AUBI-plus: Und wie bist du Requirements Engineer geworden?

Requirements Engineer ist kein klassischer Beruf, den man studieren oder durch eine Ausbildung erlernen kann. Meist kommt man, wenn der Bedarf besteht, als Quereinsteiger in den Job - entweder über die technische Seite, oder über die fachliche. Ich selber bin über die Technik, genauer gesagt über die Informatik bzw. die Software-Entwicklung, eingestiegen. Das jeweilige Fachwissen muss ich mir dann in jedem Projekt neu aneignen - genau das macht meinen Job sehr interessant und abwechslungsreich. Auf der anderen Seite können auch Experten aus den Fachabteilungen in das Requirements Eingineering hineinkommen. Bei ihnen ist es anders herum: Sie verfügen über sehr fundierte Fachkenntnisse, müssen aber das technische Wissen erst noch aufbauen.

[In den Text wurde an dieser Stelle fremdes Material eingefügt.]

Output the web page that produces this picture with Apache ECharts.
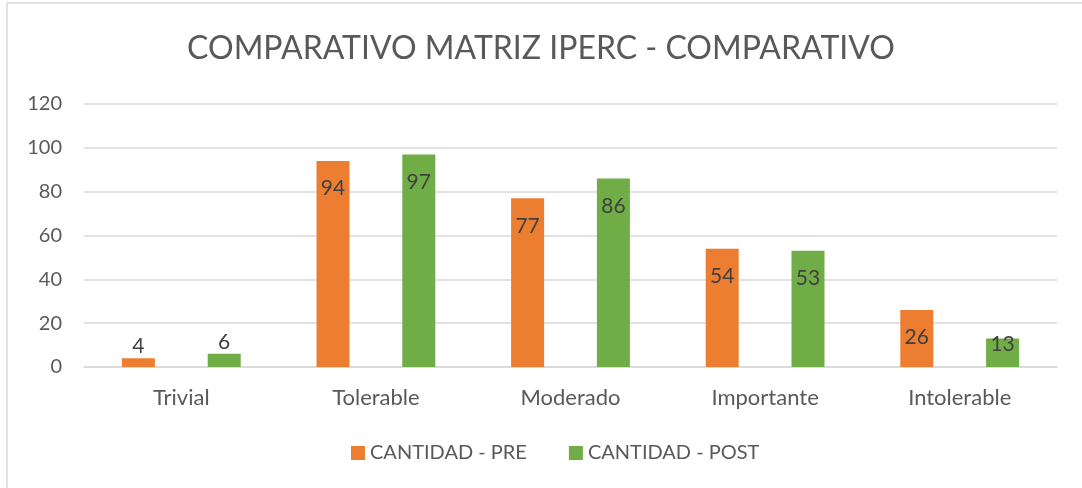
<!DOCTYPE html>
<html>
<head>
<meta charset="utf-8">
<script src="https://cdn.jsdelivr.net/npm/echarts@6/dist/echarts.min.js"></script>
<style>
  html,body{margin:0;padding:0;background:#fff;}
  #chart{width:1082px;height:488px;}
</style>
</head>
<body>
<div id="chart"></div>
<script>
var categories = ['Trivial', 'Tolerable', 'Moderado', 'Importante', 'Intolerable'];
var pre = [4, 94, 77, 54, 26];
var post = [6, 97, 86, 53, 13];
var seriesNames = ['CANTIDAD - PRE', 'CANTIDAD - POST'];

// small values get the label above the bar, like excel does
function toData(arr) {
  return arr.map(function (v) {
    if (v < 10) return { value: v, label: { position: 'top', distance: 1 } };
    if (v < 20) return { value: v, label: { position: 'top', distance: -16 } };
    return v;
  });
}

var myChart = echarts.init(document.getElementById('chart'));
var option = {
  backgroundColor: '#fff',
  textStyle: { fontFamily: 'Lato, sans-serif' },
  title: {
    text: 'COMPARATIVO MATRIZ IPERC - COMPARATIVO',
    left: 'center',
    top: 28,
    textStyle: { fontSize: 32, fontWeight: 'normal', color: '#595959', fontFamily: 'Lato, sans-serif' }
  },
  legend: {
    bottom: 20,
    left: 346,
    itemWidth: 14,
    itemHeight: 14,
    itemGap: 42,
    icon: 'rect',
    textStyle: { fontSize: 20, color: '#595959' },
    data: seriesNames
  },
  grid: { left: 84, right: 25, top: 104, bottom: 121, containLabel: false },
  xAxis: {
    type: 'category',
    data: categories,
    axisLine: { lineStyle: { color: '#d9d9d9', width: 1.5 } },
    axisTick: { show: false },
    axisLabel: { fontSize: 22, color: '#595959', margin: 20 }
  },
  yAxis: {
    type: 'value',
    min: 0,
    max: 120,
    interval: 20,
    axisLine: { show: false },
    axisTick: { show: false },
    splitLine: { lineStyle: { color: '#d9d9d9', width: 1.5 } },
    axisLabel: { fontSize: 20, color: '#595959', margin: 22 }
  },
  series: [{
    name: seriesNames[0],
    type: 'bar',
    data: toData(pre),
    barWidth: 33,
    barGap: '160%',
    itemStyle: { color: '#ed7d31' },
    label: { show: true, position: 'insideTop', distance: 17, fontSize: 21, color: '#404040' }
  }, {
    name: seriesNames[1],
    type: 'bar',
    data: toData(post),
    barWidth: 33,
    barGap: '160%',
    itemStyle: { color: '#70ad47' },
    label: { show: true, position: 'insideTop', distance: 17, fontSize: 21, color: '#404040' }
  }],
  graphic: [{
    type: 'rect',
    shape: { x: 7, y: 3, width: 1080, height: 490 },
    style: { fill: 'none', stroke: '#d9d9d9', lineWidth: 1.5 },
    silent: true
  }]
};
myChart.setOption(option);
</script>
</body>
</html>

Um meine Fachkenntnisse im Requirements Engineering zu erweitern und noch mehr theoretisches Hintergrundwissen zu bekommen, habe ich mich zum "Certified Professional for Requirements Engineering" (CPRE) weitergebildet. Interessierten kann ich die Seite https://www.ireb.org/de/ empfehlen; dort findet man eine sehr gute Übersicht über die verschiedenen Schulungsanbieter, bei denen man die CPRE-Zertifikate machen kann. Wenn man in seinem späteren Berufsleben einmal den Arbeitgeber wechseln möchte, ist es für die Bewerbung ein Pluspunkt, wenn man dieses Zertifikat vorweisen kann.

 

AUBI-plus: Was sind die Besonderheiten an dem Job als Requirements Engineer, sowohl im positiven, als auch im negativen Sinne?

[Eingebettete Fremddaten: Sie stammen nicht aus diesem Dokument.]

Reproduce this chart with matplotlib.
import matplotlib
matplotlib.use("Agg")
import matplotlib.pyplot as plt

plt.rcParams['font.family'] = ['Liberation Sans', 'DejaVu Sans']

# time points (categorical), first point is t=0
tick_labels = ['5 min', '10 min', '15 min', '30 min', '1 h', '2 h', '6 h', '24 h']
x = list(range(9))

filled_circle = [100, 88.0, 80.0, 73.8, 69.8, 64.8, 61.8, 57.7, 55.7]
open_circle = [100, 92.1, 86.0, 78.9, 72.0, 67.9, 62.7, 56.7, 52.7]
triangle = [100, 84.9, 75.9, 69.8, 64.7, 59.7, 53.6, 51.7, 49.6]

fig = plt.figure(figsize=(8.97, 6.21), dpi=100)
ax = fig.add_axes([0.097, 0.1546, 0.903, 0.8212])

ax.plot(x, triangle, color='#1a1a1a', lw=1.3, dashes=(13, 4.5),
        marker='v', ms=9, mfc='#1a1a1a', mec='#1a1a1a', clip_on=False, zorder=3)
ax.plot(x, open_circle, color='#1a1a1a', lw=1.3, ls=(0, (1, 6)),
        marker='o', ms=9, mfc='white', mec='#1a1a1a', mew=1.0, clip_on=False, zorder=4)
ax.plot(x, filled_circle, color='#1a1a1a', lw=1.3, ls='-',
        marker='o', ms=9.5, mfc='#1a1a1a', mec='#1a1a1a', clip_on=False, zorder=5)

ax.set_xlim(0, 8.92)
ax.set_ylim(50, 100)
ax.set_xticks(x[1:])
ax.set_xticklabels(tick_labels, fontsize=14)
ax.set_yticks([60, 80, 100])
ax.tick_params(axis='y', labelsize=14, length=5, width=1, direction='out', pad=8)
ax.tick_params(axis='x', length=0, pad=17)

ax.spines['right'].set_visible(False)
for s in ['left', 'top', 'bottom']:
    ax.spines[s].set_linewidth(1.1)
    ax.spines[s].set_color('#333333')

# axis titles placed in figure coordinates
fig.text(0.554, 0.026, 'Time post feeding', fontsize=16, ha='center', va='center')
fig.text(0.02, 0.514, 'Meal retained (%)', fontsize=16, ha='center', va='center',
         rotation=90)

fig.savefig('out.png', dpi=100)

Was mir besonders gefällt, ist die Vielseitigkeit: Jedes Unternehmen und jede Software ist anders. Ich muss mich immer wieder aufs Neue einarbeiten und die Prozesse durchdringen. Die Anforderungen werden von überall her an mich heran getragen und ich habe mit den unterschiedlichsten Personen zu tun. Ich sitze also nicht im stillen Kämmerlein, sondern stehe im ständigen Austausch mit Nutzern, Sponsoren und anderen Stakeholdern.

Eine weitere Besonderheit ist, dass ich als Requirements Engineer sehr viel Verantwortung trage. Enthält die Spezifikationsdokumentation Fehler und müssen diese später behoben werden, wenn die Software schon entwickelt ist, kann das sehr teuer werden. Dieser Verantwortung muss ich mir immer bewusst sein und sorgfältig und genau arbeiten. Dafür ist das Gehalt in meinem Beruf auch sehr gut.

Um die Anforderungen vernünftig erarbeiten zu können, müssen alle Beteiligten natürlich gut mitmachen. Wenn einzelne Personen nicht zu erreichen sind oder sich einfach nicht festlegen wollen, macht das die Sache schwierig und man kommt nicht richtig voran. Eine grundsätzliche Herausforderung in jedem Projekt ist es, die vielen verschiedenen Wünsche und Anforderungen unter einen Hut zu bringen. Und wenn Termine im Projektplan eingehalten werden müssen, kann es auch mal stressig werden. 

 

AUBI-plus: Welche Eigenschaften braucht ein Requirements Engineer?

Der Umgang mit den verschiedenen Personengruppen erfordert eine sehr gute Kommunikationsfähigkeit. Auch muss ich mit Konflikten umgehen können, zwischen den Parteien vermitteln und Kompromisse herbeiführen. Wenn einzelne Anwender nicht richtig mitmachen wollen, versuche ich, sie zu motivieren. Überzeugungsfähigkeit, Empathie und Geduld sind daher weitere Eigenschaften, die man als Requirements Engineer braucht.

Da man bei der Arbeit viel lesen und schreiben muss, sollte man darüber hinaus sehr sprachgewandt sein und sich gut ausdrücken können. In der Dokumentation müssen komplexe Zusammenhänge so dargestellt werden, dass ein Dritter sie verstehen kann. Schließlich geht die Spezifikation später an fachfremde Software-Entwickler.

 

AUBI-plus: Welchen Rat hast du für Schülerinnen und Schüler, die ein Informatik-Studium anstreben?

Im Grundstudium muss man erstmal an Mathe vorbei, denn durch die Prüfungen wird schon ziemlich ausgesiebt. Ohne ein gutes Durchhaltevermögen und viel Fleiß ist das kaum zu schaffen. Elektrotechnik, grafische Datenverarbeitung, theoretische Informatik, Automatentheorie, künstliche Intelligenz und neuronale Netze waren weitere Fächer, für die ich ebenfalls viel lernen musste.

Für meine spätere Laufbahn war Mathematik an sich übrigens nicht so wichtig, aber in anderen Jobs mag das anders aussehen. Auf jeden Fall ist Mathe das ideale Training, um sein logisch-analytisches Denkvermögen zu trainieren. Diese Fähigkeiten sind für alle Informatik-Berufe sehr wichtig, also auch für das Programmieren und Implementieren von Algorithmen und nicht nur für die Spezifikationstätigkeit so wie bei mir.


AUBI-plus: Vielen Dank für das Gespräch!